Concentrating on the rich after-life of the plays and the ever-changing historical contexts which have continually reshaped and renewed them, Bate's study not only throws much light on the works but actually has an unexpected coherence and a climactic structure. The last chapter, on C20 physics and philosophy, suggests how the work of such giants as Heisenberg and Wittgenstein helped inform the revolutionary insights of critics like William Empson. Shakespeare's continuing appeal in the nuclear age is partly explained, he thinks, by the new ways of seeing opened up by such developments as the uncertainty principle.

Bate is a very persuasive Shakespearean. He readily admits that Tolstoy was on to something in his criticism and that, indeed, psychological realism and motivation is often much stronger in Shakespeare's sources than in the plays he based upon them (Othello being a good example). But Bate sees strength where Tolstoy saw weakness. The playwright's refusal to 'explain' such things as character motivation is one reason why we are so endlessly fascinated by his plays and why productions of them are so rich in their variety of interpretation.

The book is also thought-provoking and contentious.
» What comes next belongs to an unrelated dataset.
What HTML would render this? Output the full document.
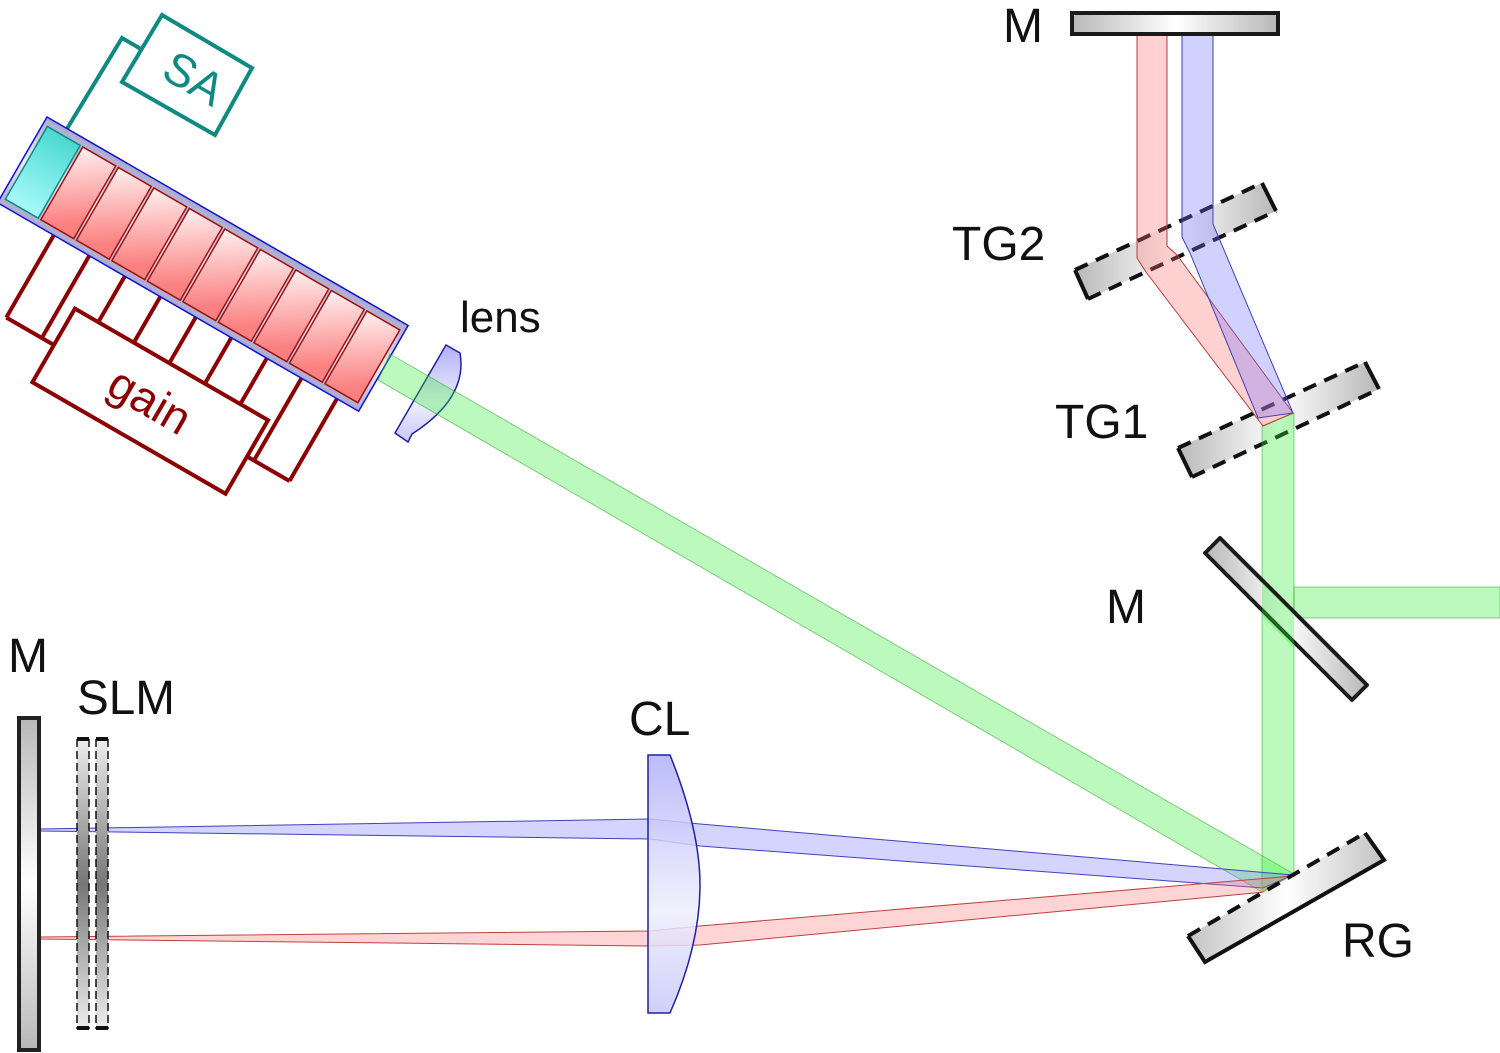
<!DOCTYPE html>
<html><head><meta charset="utf-8"><style>
html,body{margin:0;padding:0;background:#fff;}
svg{display:block;}
text{font-family:"Liberation Sans","DejaVu Sans",sans-serif;}
</style></head><body>
<svg width="1500" height="1053" viewBox="0 0 1500 1053" xmlns="http://www.w3.org/2000/svg">
<defs>
<linearGradient id="gh" x1="0" y1="0" x2="1" y2="0"><stop offset="0" stop-color="#b8b8b8"/><stop offset="0.5" stop-color="#fff"/><stop offset="1" stop-color="#b8b8b8"/></linearGradient>
<linearGradient id="gv" x1="0" y1="0" x2="0" y2="1"><stop offset="0" stop-color="#b8b8b8"/><stop offset="0.5" stop-color="#fff"/><stop offset="1" stop-color="#b8b8b8"/></linearGradient>
<linearGradient id="gslm" x1="0" y1="0" x2="0" y2="1"><stop offset="0" stop-color="#eee"/><stop offset="0.5" stop-color="#777"/><stop offset="1" stop-color="#eee"/></linearGradient>
<linearGradient id="gred" x1="0" y1="0" x2="0.3" y2="1"><stop offset="0" stop-color="#fff0f0"/><stop offset="1" stop-color="#fb8080"/></linearGradient>
<linearGradient id="gcy" x1="0" y1="0" x2="0" y2="1"><stop offset="0" stop-color="#4ad8d0"/><stop offset="1" stop-color="#a8fafa"/></linearGradient>
<linearGradient id="gchip" x1="0" y1="0" x2="0" y2="1"><stop offset="0" stop-color="#aaaad0"/><stop offset="0.5" stop-color="#eeeef8"/><stop offset="1" stop-color="#aaaad0"/></linearGradient>
<linearGradient id="glens" x1="0" y1="0" x2="0" y2="1"><stop offset="0" stop-color="#b0b0f8"/><stop offset="0.6" stop-color="#eeeefe"/><stop offset="1" stop-color="#c8c8f8"/></linearGradient>
</defs>

<!-- SA -->
<g stroke="#0f8a82" stroke-width="4" fill="none">
<polygon points="162,15 252,68 215,135 122,82"/>
<polyline points="65,132 122,38 141,49"/>
</g>
<text x="0" y="0" font-size="46" fill="#0f8a82" transform="translate(186,92) rotate(30)" text-anchor="middle">SA</text>

<!-- laser chip -->
<g transform="translate(47,117) rotate(30)">
<g stroke="#8b0000" stroke-width="4" fill="none">
<rect x="120" y="152" width="223" height="85" fill="#fff"/>
<line x1="65" y1="92" x2="65" y2="194"/>
<line x1="106" y1="92" x2="106" y2="194"/>
<line x1="65" y1="194" x2="120" y2="194"/>
<line x1="147" y1="92" x2="147" y2="152"/>
<line x1="188" y1="92" x2="188" y2="152"/>
<line x1="229" y1="92" x2="229" y2="152"/>
<line x1="270" y1="92" x2="270" y2="152"/>
<line x1="311" y1="92" x2="311" y2="152"/>
<line x1="351" y1="92" x2="351" y2="194"/>
<line x1="392" y1="92" x2="392" y2="194"/>
<line x1="343" y1="194" x2="392" y2="194"/>
</g>
<text x="231" y="210" font-size="46" fill="#8b0000" text-anchor="middle">gain</text>
<rect x="0" y="0" width="417" height="99" fill="url(#gchip)" stroke="#1010d0" stroke-width="1.5"/>
<rect x="5" y="8" width="38" height="84" fill="url(#gcy)" stroke="#0f8a82" stroke-width="1.5"/>
<g fill="url(#gred)" stroke="#a01010" stroke-width="1.5">
<rect x="46" y="8" width="38" height="84"/><rect x="87" y="8" width="38" height="84"/><rect x="128" y="8" width="38" height="84"/>
<rect x="169" y="8" width="38" height="84"/><rect x="210" y="8" width="38" height="84"/><rect x="251" y="8" width="38" height="84"/>
<rect x="292" y="8" width="38" height="84"/><rect x="333" y="8" width="38" height="84"/><rect x="374" y="8" width="38" height="84"/>
</g>
</g>

<!-- lens -->
<path d="M446,345 L460,353 Q468,398 412,434 L408,442 L395,433 Z" fill="url(#glens)" stroke="#2020a0" stroke-width="1.5"/>

<!-- TG2 -->
<polygon points="1075,270 1262,183 1276,211 1088,299" fill="url(#gh)"/>
<g stroke="#111" stroke-width="4" fill="none">
<line x1="1075" y1="270" x2="1262" y2="183" stroke-dasharray="14,9"/>
<line x1="1088" y1="299" x2="1276" y2="211" stroke-dasharray="14,9"/>
<line x1="1262" y1="183" x2="1276" y2="211"/>
<line x1="1075" y1="270" x2="1088" y2="299"/>
</g>
<!-- TG1 -->
<polygon points="1178,448 1365,362 1379,389 1192,477" fill="url(#gh)"/>
<g stroke="#111" stroke-width="4" fill="none">
<line x1="1178" y1="448" x2="1365" y2="362" stroke-dasharray="14,9"/>
<line x1="1192" y1="477" x2="1379" y2="389" stroke-dasharray="14,9"/>
<line x1="1365" y1="362" x2="1379" y2="389"/>
<line x1="1178" y1="448" x2="1192" y2="477"/>
</g>

<!-- green beams -->
<g fill="#33ee33" fill-opacity="0.33" stroke="#20a020" stroke-opacity="0.5" stroke-width="1">
<polygon points="390,354 1294,874 1262,892 378,380"/>
<polygon points="1262,426 1294,413 1294,874 1262,892"/>
<polygon points="1294,587 1500,587 1500,618 1294,618"/>
</g>

<!-- M diagonal -->
<polygon points="1220,538 1367,685 1352,700 1205,553" fill="url(#gh)" stroke="#1a1a1a" stroke-width="4" stroke-linejoin="round"/>
<polygon points="1262,582 1294,614 1294,648 1262,616" fill="#33ee33" fill-opacity="0.33"/>

<!-- top beams -->
<g fill-opacity="0.32" stroke-width="1">
<polygon points="1137,34 1167,34 1167,246 1177,255 1293,413 1263,426 1146,272 1137,258" fill="#ff7070" stroke="#b04040"/>
<polygon points="1182,34 1213,34 1213,224 1293,413 1258,418 1190,253 1182,237" fill="#7070ff" stroke="#4040b0"/>
</g>

<!-- top mirror -->
<rect x="1072" y="13" width="206" height="21" fill="url(#gh)" stroke="#1a1a1a" stroke-width="4"/>

<!-- lower beams -->
<g fill-opacity="0.3" stroke-width="1">
<polygon points="40,829 650,819 700,824 1293,875 1263,888 700,846 650,839 40,831" fill="#7070ff" stroke="#4040c0"/>
<polygon points="40,937 650,931 700,926 1293,876 1265,892 700,945 650,946 40,939" fill="#ff7070" stroke="#c04040"/>
</g>

<!-- RG -->
<polygon points="1188,936 1365,833 1384,860 1205,962" fill="url(#gh)" fill-opacity="0.85"/>
<g stroke="#111" stroke-width="4" fill="none">
<line x1="1188" y1="936" x2="1365" y2="833" stroke-dasharray="14,9"/>
<polyline points="1365,833 1384,860 1205,962 1188,936"/>
</g>

<!-- CL -->
<path d="M648,755 L670,755 Q700,830 700,885 Q700,945 670,1013 L648,1013 Z" fill="url(#glens)" fill-opacity="0.85" stroke="#2020a0" stroke-width="1.5"/>

<!-- left mirror -->
<rect x="19" y="718" width="20" height="332" fill="url(#gv)" stroke="#222" stroke-width="4"/>
<!-- SLM -->
<g>
<rect x="77" y="739" width="12" height="290" fill="url(#gslm)"/>
<rect x="96" y="739" width="12" height="290" fill="url(#gslm)"/>
<g stroke="#111" stroke-width="1.5" stroke-dasharray="8,4" fill="none">
<line x1="77" y1="739" x2="77" y2="1029"/><line x1="89" y1="739" x2="89" y2="1029"/>
<line x1="96" y1="739" x2="96" y2="1029"/><line x1="108" y1="739" x2="108" y2="1029"/>
</g>
<g stroke="#111" stroke-width="4">
<line x1="77" y1="739" x2="89" y2="739"/><line x1="96" y1="739" x2="108" y2="739"/>
<line x1="77" y1="1028" x2="89" y2="1028"/><line x1="96" y1="1028" x2="108" y2="1028"/>
</g>
</g>

<!-- labels -->
<g font-size="48" fill="#111">
<text x="1003" y="42" textLength="40" lengthAdjust="spacingAndGlyphs">M</text>
<text x="952" y="260">TG2</text>
<text x="1055" y="438">TG1</text>
<text x="1106" y="623" textLength="40" lengthAdjust="spacingAndGlyphs">M</text>
<text x="629" y="735">CL</text>
<text x="1342" y="957">RG</text>
<text x="8" y="672" textLength="40" lengthAdjust="spacingAndGlyphs">M</text>
<text x="77" y="714" textLength="98" lengthAdjust="spacingAndGlyphs">SLM</text>
<text x="460" y="332" font-size="44">lens</text>
</g>
</svg>
</body></html>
Bate argues that while geniuses abound in such areas as maths and physics, only literature can produce unique genius. If Newton hadn't invented calculus, he contends, someone else would have (and in Leibniz's case, actually did); the same with Einstein and relativity. This is a claim that might seem too far-reaching. (What about the unique genius of Mozart, for instance?)

Bate's final thoughts are fascinating: if the English language hadn't attained global domination as a by-product of trade and empire, and that if, say, Spanish had become the dominant tongue, then Lope de Vega's plays would have made him the supreme world genius, not Shakespeare. His plays, Bate acknowledges, are equally complex, subtle and powerful - but unfortunately for him and his posthumous reputation, inaccessible to a non-Spanish audience. (He was also many times more prolific even than Shakespeare, with anything up to 1500 plays to his credit). A brilliantly rewarding read.